The 20 week scan takes ages; about 20 – 30 minutes. And no matter how much they reassure you that “I’m about to go quiet now to do all the checks”, you still freak out internally wondering why they aren’t updating you on how many toes they can see.

But, we were given the all-clear. Mr Scan Man said he was very happy with everything he saw and that all the checks looked perfect. It seems Baby Boyle is cooking away nicely.

Baby shopping has become a huge part of our lives. The pram, car seat, ISOfix base and changing bag have all been ordered, and our collection of vests and babygrows is slowly taking over our lives. Who knew such tiny creatures needed so much bloody stuff? But it’s all worth it when you buy a festive hat in the shape of a Christmas pudding. Because why not?
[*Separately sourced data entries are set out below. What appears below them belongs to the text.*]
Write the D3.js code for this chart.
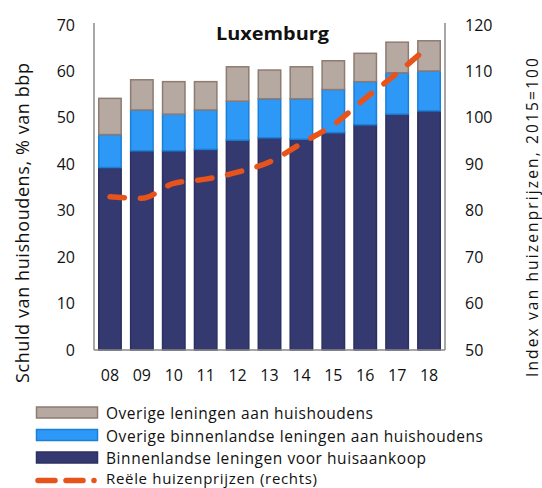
<!DOCTYPE html>
<html>
<head>
<meta charset="utf-8">
<script src="https://cdn.jsdelivr.net/npm/d3@7"></script>
<style>
  html, body { margin: 0; padding: 0; background: #fff; }
  svg text { font-family: "Open Sans", Lato, sans-serif; fill: #111; }
</style>
</head>
<body>
<svg id="chart" width="542" height="488"></svg>
<script>
// Household debt in Luxembourg (% of GDP) and real house price index (2015=100)
const years = ["08", "09", "10", "11", "12", "13", "14", "15", "16", "17", "18"];
const housePurchase = [39.3, 42.9, 42.9, 43.2, 45.2, 45.7, 45.4, 46.8, 48.5, 50.8, 51.5];
const otherDomestic = [7.1, 8.8, 7.9, 8.5, 8.4, 8.4, 8.7, 9.3, 9.3, 8.9, 8.6];
const otherLoans = [7.8, 6.5, 7.0, 6.1, 7.4, 6.2, 6.9, 6.2, 6.1, 6.6, 6.5];
const housePrices = [83.0, 82.7, 85.9, 86.8, 88.3, 90.5, 94.5, 98.5, 104.2, 109.6, 115.5];
const leftTicks = [0, 10, 20, 30, 40, 50, 60, 70];
const rightTicks = [50, 60, 70, 80, 90, 100, 110, 120];

const seriesNames = [
  "Binnenlandse leningen voor huisaankoop",
  "Overige binnenlandse leningen aan huishoudens",
  "Overige leningen aan huishoudens"
];
const seriesValues = [housePurchase, otherDomestic, otherLoans];
const fills = ["#343a70", "#2e98f6", "#b6a9a1"];
const strokes = ["#2b3060", "#1c7fd6", "#8e7b72"];
const lineColor = "#e8521b";

const svg = d3.select("#chart");
const plotLeft = 94, plotRight = 445, plotTop = 25, plotBottom = 350;
const tickFont = "'Open Sans', Lato, sans-serif";

const x = d3.scaleBand().domain(years).range([plotLeft, plotRight]).paddingInner(0.25).paddingOuter(0.125);
const yL = d3.scaleLinear().domain([0, 70]).range([plotBottom, plotTop]);
const yR = d3.scaleLinear().domain([50, 120]).range([plotBottom, plotTop]);

// stacked bars
const rows = years.map((yr, i) => {
  const r = { year: yr };
  seriesValues.forEach((s, k) => r["s" + k] = s[i]);
  return r;
});
const stack = d3.stack().keys(["s0", "s1", "s2"])(rows);

svg.append("g").selectAll("g").data(stack).join("g")
  .attr("fill", (d, i) => fills[i])
  .attr("stroke", (d, i) => strokes[i])
  .attr("stroke-width", 1.5)
  .selectAll("rect").data(d => d).join("rect")
  .attr("x", d => x(d.data.year) + 0.75)
  .attr("width", x.bandwidth() - 1.5)
  .attr("y", d => yL(d[1]))
  .attr("height", d => yL(d[0]) - yL(d[1]));

// axis lines
const axisColor = "#8a8a8a";
svg.append("line").attr("x1", plotLeft).attr("x2", plotLeft).attr("y1", plotTop - 2).attr("y2", plotBottom)
  .attr("stroke", axisColor).attr("stroke-width", 1.5);
svg.append("line").attr("x1", plotRight).attr("x2", plotRight).attr("y1", plotTop - 2).attr("y2", plotBottom)
  .attr("stroke", axisColor).attr("stroke-width", 1.5);
svg.append("line").attr("x1", plotLeft).attr("x2", plotRight).attr("y1", plotBottom).attr("y2", plotBottom)
  .attr("stroke", axisColor).attr("stroke-width", 1.5);

// left axis labels
const gl = svg.append("g").attr("transform", `translate(${plotLeft},0)`)
  .call(d3.axisLeft(yL).tickValues(leftTicks).tickSize(0).tickPadding(19));
gl.select(".domain").remove();
gl.selectAll("text").attr("font-size", 16).attr("font-family", tickFont).attr("fill", "#111");

// right axis labels
const gr = svg.append("g").attr("transform", `translate(${plotRight},0)`)
  .call(d3.axisRight(yR).tickValues(rightTicks).tickSize(0).tickPadding(20));
gr.select(".domain").remove();
gr.selectAll("text").attr("font-size", 16).attr("font-family", tickFont).attr("fill", "#111");

// bottom axis labels
const gb = svg.append("g").attr("transform", `translate(0,${plotBottom})`)
  .call(d3.axisBottom(x).tickSize(0).tickPadding(20));
gb.select(".domain").remove();
gb.selectAll("text").attr("font-size", 16).attr("font-family", tickFont).attr("fill", "#111");

// house price line
const line = d3.line()
  .x((d, i) => x(years[i]) + x.bandwidth() / 2)
  .y(d => yR(d))
  .curve(d3.curveMonotoneX);
svg.append("path").datum(housePrices)
  .attr("d", line)
  .attr("fill", "none")
  .attr("stroke", lineColor)
  .attr("stroke-width", 5.5)
  .attr("stroke-linecap", "round")
  .attr("stroke-dasharray", "14.5 16");

// title
svg.append("text").attr("x", 216).attr("y", 40)
  .attr("font-size", 18).attr("font-weight", "bold")
  .attr("textLength", 113).attr("lengthAdjust", "spacingAndGlyphs").text("Luxemburg");

// axis titles
svg.append("text").attr("transform", "translate(29,383) rotate(-90)")
  .attr("font-family", "'Liberation Sans', Arial, sans-serif").attr("font-size", 18)
  .attr("textLength", 320).attr("lengthAdjust", "spacing")
  .text("Schuld van huishoudens, % van bbp");
svg.append("text").attr("transform", "translate(538,377) rotate(-90)")
  .attr("font-size", 15.5)
  .attr("textLength", 319).attr("lengthAdjust", "spacing")
  .text("Index van huizenprijzen, 2015=100");

// legend
const legend = svg.append("g");
const legendItems = [
  { label: seriesNames[2], k: 2, w: 267 },
  { label: seriesNames[1], k: 1, w: 377 },
  { label: seriesNames[0], k: 0, w: 320 }
];
legendItems.forEach((it, i) => {
  const yy = 407 + i * 22.5;
  legend.append("rect").attr("x", 36.5).attr("y", yy).attr("width", 61).attr("height", 11)
    .attr("fill", fills[it.k]).attr("stroke", strokes[it.k]).attr("stroke-width", 1.5);
  legend.append("text").attr("x", 106).attr("y", yy + 12).attr("font-size", 15.5)
    .attr("textLength", it.w).attr("lengthAdjust", "spacing").text(it.label);
});
const ly = 480.5;
legend.append("line").attr("x1", 38).attr("x2", 96).attr("y1", ly).attr("y2", ly)
  .attr("stroke", lineColor).attr("stroke-width", 5.5).attr("stroke-linecap", "round")
  .attr("stroke-dasharray", "17 11 17 11 0 30");
legend.append("text").attr("x", 106).attr("y", 483.5).attr("font-size", 15)
  .attr("textLength", 211).attr("lengthAdjust", "spacing").text("Reële huizenprijzen (rechts)");
</script>
</body>
</html>
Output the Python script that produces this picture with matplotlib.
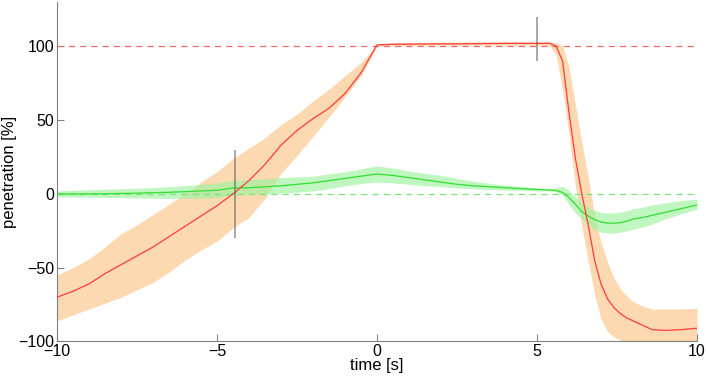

To finish things off with a bit of realness – because we all know life isn’t just rainbows and tiny onesies – I’m going to throw out some reasons why pregnancy isn’t all it’s cracked up to be.

You’re knackered all the time. I wake up, tired. Have a lie in, I’m tired. I live for sitting down right now but I know that if I do I’ll spend the entire time mentally preparing myself for getting back up again. Oh, and automatically being the designated driver. I know I’m growing a human and it’s a miracle and all that, but watching your friends hysterically laugh at beer pong while you sip water from the sidelines and are not quite sure what’s so funny is a bit of a bummer.

But, on the plus side, no hangovers.

All in all, it’s going ok. And it appears I’m finally pregnant enough to warrant some new clothes. Maternity jeans and a maternity bra = a very comfy Megan.

I even got offered a seat on the train home from Manchester the other day. So I must pregnant now right??